Als Novize lebte Stanislaus wie ein Heiliger, himmlischer Friede lag in seinem Antlitz, Engelsunschuld strahlte aus seinen Augen, seine Demut, sein Gehorsam, sein Gebetseifer, seine kindliche Fröhlichkeit erregten die Bewunderung aller. In der Anbetung des heiligsten Sakramentes und bei der heiligen Kommunion genoss er ein solches Übermaß von Wonne, dass er oft in Verzückung geriet und einem Engel des Himmels glich. Seine Liebe und Verehrung zur Himmelskönigin kannte keine Grenzen, denn ihr verdankte er seinen Eintritt in den Orden. Den Rosenkranz legte er nicht aus den Händen und in seine Unterredungen flocht er immer das Lob Mariens. Sein ganzes Leben war ein fortgesetztes Gebet, eine strenge Bußübung und ein unermüdliches Ringen nach Vollkommenheit, ein inniges Sehnen nach dem Himmel.

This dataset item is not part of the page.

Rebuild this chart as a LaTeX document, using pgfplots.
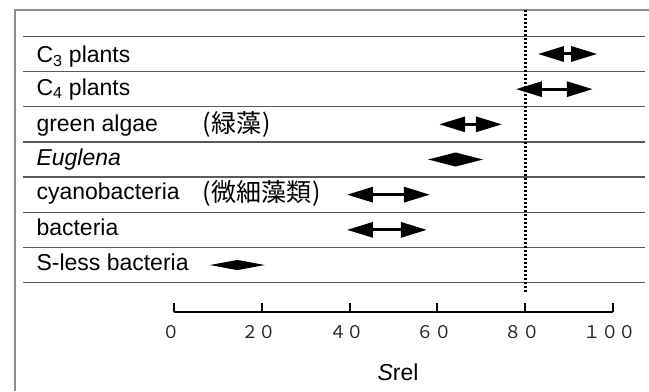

Im ersten Jahr seines Noviziats und in den ersten Tagen des Monats August unterredete sich Stanislaus mit dem Pater Emanuel und rief in heiliger Entzückung aus: „O mein Vater! Welch ein seliger Tag war es für die Heiligen, als die allerseligste Jungfrau in den Himmel aufgenommen wurde. Ich bin überzeugt, dass sie alle Jahre, so wie wir, durch ein besonderes Jubelfest dieses Andenken erneuern und ich hoffe zuversichtlich, der ersten Feierlichkeit, die sie wieder begehen werden, beiwohnen zu können.“ Niemand dachte an die Erfüllung dieser Vorhersage. Er aber schrieb am Fest des heiligen Laurentius nach der heiligen Kommunion einen Brief an die Himmelskönigin, in dem er sie innig bat, ihn aus diesem Tal der Tränen hinweg zunehmen und an ihrer Himmelsfreude teilnehmen zu lassen, und er legte diesen Brief auf seine Brust. Schon am Abend fühlte er sich krank und sagte: „Ich werde von meinem Bett nicht mehr aufstehen.“ Am 14. August empfing er freudestrahlend die heilige Wegzehrung und letzte Ölung, brachte einige Zeit im Gebet zu und küsste mit inniger Zärtlichkeit das Bildnis der Mutter Gottes. Hierauf begehrte er ein Kruzifix, hielt es fest in der Hand, dankte dem Heiland für alle Gnaden, die er je in seinem Leben empfangen hatte, und küsste mit heiliger Inbrunst die fünf Wunden. Gefragt, ob er zum Sterben bereit sei, rief er aus: „Bereit ist mein Herz, o Gott, bereit ist mein Herz.“ Jetzt erschien ihm die Himmelskönigin mit einer großen Schar heiliger Jungfrauen, und den Namen Jesu und Maria auf den Lippen hauchte er seine reine Seele aus im Frührot des 15. August 1568, im achtzehnten Lebensjahr.
Papst Klemens VIII. sprach ihn selig, Papst Benedikt XIII. nahm ihn zugleich mit dem heiligen Aloysius im Jahr 1726 in das Verzeichnis der Heiligen auf. Viele Wunder verherrlichten sein Grab.